» YOUR TASK:
Filter the lines below, copying only those with the string "this".

----

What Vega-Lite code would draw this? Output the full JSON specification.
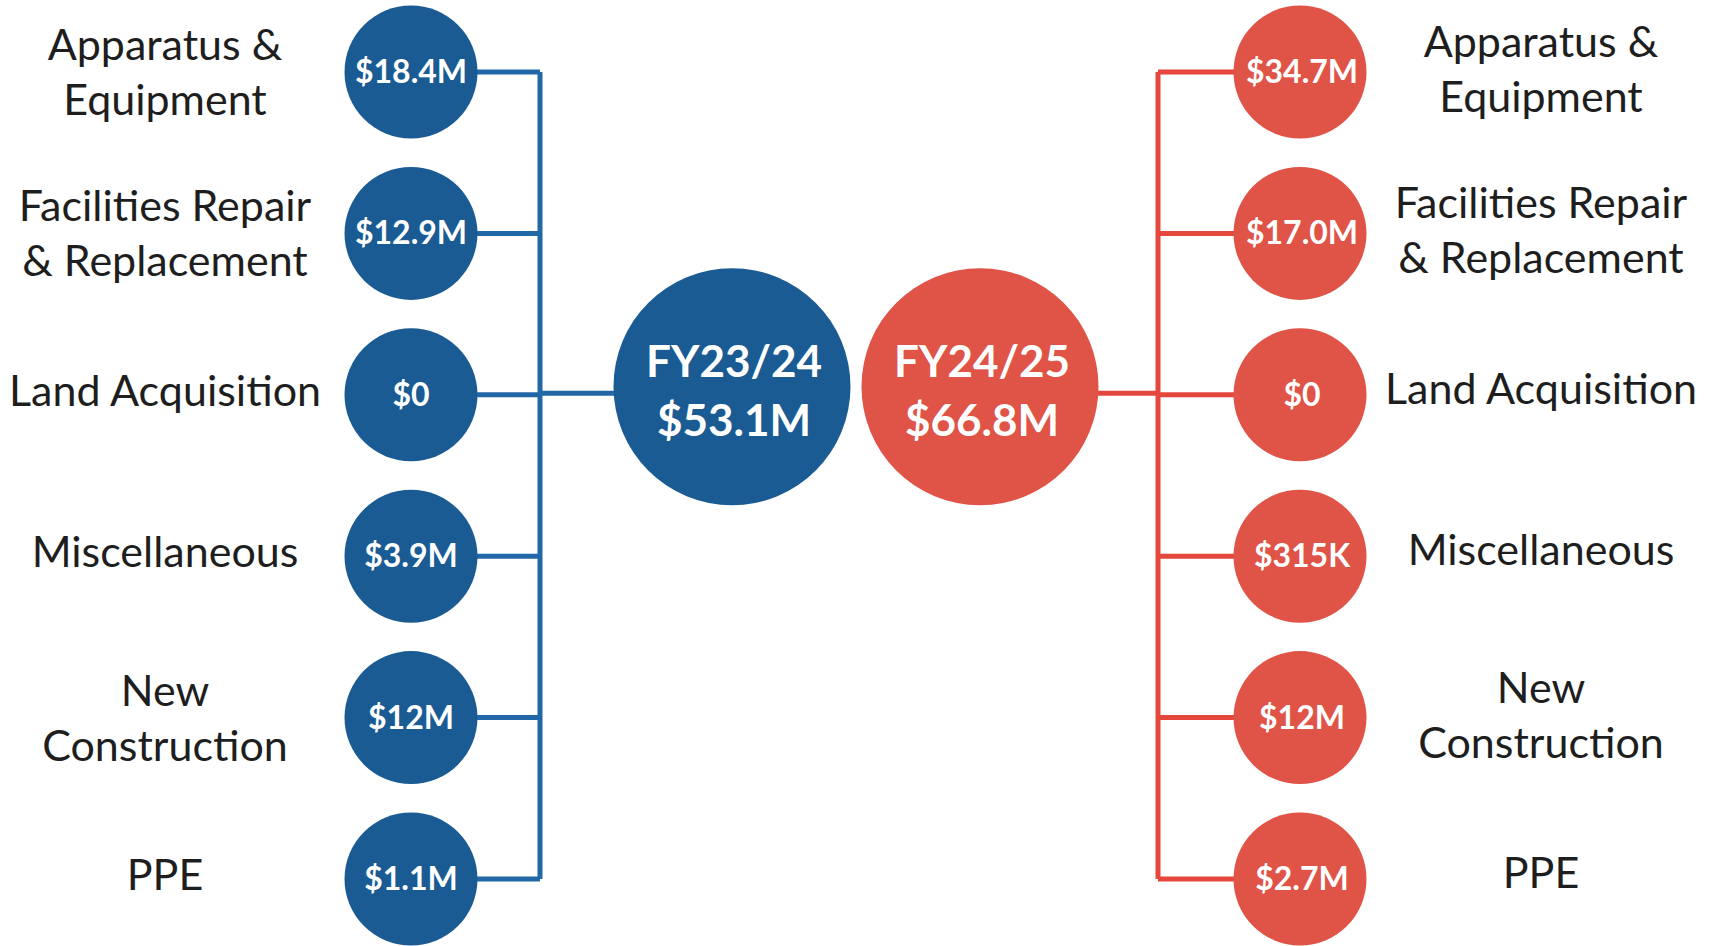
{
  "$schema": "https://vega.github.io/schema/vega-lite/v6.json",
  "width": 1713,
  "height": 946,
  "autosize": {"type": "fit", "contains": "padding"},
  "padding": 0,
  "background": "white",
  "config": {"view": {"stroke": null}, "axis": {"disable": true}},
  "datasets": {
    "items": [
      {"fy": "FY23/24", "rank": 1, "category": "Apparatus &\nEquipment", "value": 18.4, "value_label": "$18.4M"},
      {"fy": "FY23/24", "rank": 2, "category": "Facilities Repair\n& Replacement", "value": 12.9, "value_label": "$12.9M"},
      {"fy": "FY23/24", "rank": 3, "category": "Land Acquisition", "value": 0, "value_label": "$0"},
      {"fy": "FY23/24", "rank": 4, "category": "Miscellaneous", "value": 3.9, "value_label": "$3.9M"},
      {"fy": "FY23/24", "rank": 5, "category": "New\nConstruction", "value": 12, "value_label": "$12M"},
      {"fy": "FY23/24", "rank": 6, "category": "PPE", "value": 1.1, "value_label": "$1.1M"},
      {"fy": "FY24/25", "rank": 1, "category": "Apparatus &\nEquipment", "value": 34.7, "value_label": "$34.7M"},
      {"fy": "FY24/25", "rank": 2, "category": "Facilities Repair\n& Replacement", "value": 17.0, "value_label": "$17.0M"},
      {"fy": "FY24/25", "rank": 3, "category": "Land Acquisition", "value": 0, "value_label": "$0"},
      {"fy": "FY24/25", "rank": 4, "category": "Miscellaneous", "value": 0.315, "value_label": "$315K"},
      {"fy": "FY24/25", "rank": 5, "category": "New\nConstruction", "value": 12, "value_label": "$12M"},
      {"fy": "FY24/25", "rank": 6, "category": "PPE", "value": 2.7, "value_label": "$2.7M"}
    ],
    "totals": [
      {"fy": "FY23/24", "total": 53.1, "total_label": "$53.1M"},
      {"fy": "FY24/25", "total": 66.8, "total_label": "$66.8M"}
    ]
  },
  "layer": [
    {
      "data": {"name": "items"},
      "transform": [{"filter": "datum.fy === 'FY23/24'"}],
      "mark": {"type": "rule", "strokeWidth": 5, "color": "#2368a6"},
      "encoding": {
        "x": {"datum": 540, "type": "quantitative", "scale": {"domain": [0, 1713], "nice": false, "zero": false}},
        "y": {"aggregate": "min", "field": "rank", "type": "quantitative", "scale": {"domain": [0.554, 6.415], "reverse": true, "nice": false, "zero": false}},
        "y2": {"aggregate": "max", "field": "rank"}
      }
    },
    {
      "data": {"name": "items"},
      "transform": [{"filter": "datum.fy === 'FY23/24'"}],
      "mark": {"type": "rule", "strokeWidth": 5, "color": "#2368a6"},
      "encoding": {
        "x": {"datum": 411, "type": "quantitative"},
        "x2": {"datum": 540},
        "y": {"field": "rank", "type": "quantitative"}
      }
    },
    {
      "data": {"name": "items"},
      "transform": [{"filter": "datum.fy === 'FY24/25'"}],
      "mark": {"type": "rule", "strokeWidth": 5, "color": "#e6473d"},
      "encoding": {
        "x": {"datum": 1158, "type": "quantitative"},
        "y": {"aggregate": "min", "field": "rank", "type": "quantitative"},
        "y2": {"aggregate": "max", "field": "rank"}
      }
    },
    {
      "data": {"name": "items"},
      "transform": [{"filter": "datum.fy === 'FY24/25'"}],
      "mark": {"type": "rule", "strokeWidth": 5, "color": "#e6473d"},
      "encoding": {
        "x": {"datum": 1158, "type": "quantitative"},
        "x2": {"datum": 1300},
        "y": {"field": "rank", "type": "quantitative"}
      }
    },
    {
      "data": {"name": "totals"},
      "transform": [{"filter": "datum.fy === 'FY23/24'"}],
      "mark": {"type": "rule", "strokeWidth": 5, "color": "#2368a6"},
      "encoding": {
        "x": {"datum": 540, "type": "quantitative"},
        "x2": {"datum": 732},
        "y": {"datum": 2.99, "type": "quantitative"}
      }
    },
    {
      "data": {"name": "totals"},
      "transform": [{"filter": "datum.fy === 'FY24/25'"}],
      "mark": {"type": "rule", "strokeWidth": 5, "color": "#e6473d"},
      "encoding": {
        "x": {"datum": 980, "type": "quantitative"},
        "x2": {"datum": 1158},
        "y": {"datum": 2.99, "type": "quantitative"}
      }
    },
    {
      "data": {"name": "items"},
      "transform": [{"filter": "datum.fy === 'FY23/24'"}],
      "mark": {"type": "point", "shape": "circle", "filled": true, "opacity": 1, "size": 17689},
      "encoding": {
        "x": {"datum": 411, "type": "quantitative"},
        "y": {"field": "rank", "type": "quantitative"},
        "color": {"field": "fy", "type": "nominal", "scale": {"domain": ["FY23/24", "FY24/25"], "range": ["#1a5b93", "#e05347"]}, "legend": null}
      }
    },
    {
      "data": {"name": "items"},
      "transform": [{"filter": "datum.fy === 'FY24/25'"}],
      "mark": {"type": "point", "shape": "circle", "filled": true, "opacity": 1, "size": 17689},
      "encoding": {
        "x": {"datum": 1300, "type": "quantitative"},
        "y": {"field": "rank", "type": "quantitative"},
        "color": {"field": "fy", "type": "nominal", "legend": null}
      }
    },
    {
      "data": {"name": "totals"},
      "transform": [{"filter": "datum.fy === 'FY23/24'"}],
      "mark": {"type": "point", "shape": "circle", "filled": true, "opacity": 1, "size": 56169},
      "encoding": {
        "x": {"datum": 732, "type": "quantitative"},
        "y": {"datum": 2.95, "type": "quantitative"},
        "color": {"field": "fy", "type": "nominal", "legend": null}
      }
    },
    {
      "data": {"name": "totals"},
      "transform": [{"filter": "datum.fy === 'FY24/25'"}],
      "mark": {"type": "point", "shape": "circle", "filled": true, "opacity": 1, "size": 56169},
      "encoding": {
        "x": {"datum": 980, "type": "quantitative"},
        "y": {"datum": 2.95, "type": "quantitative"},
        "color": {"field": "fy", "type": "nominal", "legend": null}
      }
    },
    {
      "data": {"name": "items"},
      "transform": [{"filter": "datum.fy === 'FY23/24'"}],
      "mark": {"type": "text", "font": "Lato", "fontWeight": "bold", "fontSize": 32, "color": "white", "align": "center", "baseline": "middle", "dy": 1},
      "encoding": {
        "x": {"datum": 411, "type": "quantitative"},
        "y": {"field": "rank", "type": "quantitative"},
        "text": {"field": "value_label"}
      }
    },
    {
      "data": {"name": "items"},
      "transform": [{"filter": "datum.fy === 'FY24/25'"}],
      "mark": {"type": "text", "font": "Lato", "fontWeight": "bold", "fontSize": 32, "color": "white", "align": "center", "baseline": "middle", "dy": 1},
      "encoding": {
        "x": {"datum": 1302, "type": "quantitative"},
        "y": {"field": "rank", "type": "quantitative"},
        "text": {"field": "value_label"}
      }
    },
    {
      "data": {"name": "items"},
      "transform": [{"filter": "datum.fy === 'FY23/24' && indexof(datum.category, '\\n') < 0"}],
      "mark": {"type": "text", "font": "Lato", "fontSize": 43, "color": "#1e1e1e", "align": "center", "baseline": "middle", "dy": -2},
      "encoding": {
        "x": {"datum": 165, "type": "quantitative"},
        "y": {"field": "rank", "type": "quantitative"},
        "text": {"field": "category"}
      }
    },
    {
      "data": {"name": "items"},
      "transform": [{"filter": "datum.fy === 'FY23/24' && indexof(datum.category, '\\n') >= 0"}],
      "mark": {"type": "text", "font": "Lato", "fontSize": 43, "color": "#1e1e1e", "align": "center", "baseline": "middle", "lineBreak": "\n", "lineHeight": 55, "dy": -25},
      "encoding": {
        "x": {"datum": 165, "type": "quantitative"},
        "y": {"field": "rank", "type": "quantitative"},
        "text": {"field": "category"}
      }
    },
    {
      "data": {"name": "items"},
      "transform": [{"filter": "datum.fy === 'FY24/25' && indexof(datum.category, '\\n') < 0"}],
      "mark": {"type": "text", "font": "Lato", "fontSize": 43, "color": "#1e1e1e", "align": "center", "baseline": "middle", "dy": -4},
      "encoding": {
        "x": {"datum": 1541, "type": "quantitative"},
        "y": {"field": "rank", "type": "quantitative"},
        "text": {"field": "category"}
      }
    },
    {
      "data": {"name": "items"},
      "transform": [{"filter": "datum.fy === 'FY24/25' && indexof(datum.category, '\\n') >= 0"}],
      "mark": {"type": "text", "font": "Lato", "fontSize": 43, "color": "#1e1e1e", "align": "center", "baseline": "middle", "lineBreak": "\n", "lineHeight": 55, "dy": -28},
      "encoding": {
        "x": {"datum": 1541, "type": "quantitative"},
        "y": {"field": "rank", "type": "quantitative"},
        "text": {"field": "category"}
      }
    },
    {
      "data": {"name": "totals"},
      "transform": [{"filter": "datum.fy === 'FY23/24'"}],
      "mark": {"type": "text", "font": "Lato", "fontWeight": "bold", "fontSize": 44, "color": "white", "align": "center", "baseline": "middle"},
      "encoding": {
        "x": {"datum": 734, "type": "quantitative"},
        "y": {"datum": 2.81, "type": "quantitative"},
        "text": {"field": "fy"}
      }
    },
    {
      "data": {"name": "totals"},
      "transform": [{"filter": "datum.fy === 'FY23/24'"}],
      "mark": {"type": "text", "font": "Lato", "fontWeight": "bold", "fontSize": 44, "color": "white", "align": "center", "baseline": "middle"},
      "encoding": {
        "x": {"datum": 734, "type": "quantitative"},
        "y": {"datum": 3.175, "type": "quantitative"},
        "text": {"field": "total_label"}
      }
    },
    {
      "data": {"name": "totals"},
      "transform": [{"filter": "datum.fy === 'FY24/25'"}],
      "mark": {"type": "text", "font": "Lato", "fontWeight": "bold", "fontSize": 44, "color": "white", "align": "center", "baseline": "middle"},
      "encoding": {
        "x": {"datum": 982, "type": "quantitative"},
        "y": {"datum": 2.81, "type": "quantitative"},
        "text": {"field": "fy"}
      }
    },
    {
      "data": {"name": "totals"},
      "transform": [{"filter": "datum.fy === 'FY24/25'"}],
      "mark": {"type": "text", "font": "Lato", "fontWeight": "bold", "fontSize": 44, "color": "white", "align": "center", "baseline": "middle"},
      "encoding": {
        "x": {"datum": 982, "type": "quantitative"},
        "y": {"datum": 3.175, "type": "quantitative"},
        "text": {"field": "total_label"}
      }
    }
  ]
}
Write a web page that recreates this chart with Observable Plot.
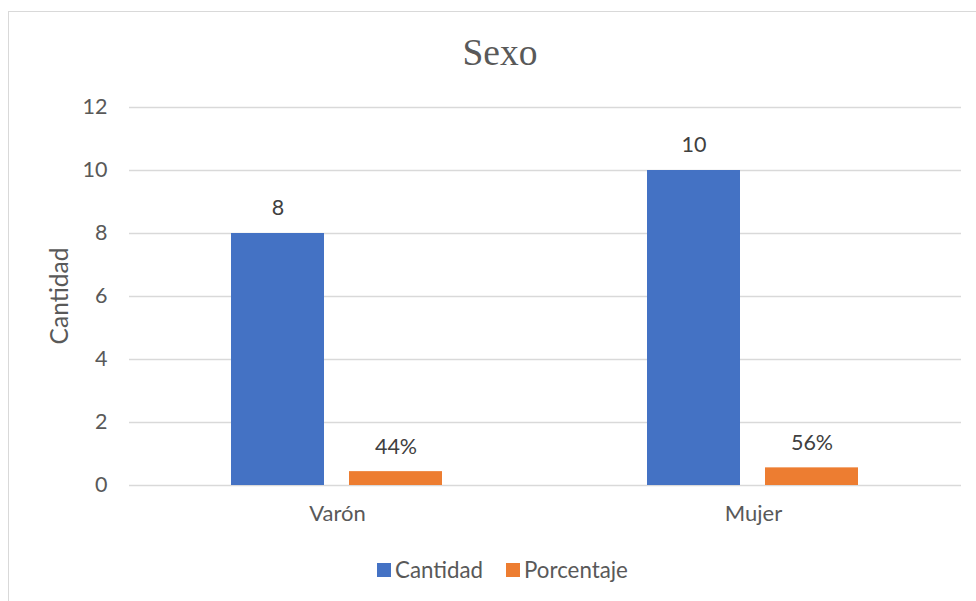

----

» IN RESPONSE:
What Vega-Lite code would draw this? Output the full JSON specification.
Write a web page that recreates this chart with Observable Plot.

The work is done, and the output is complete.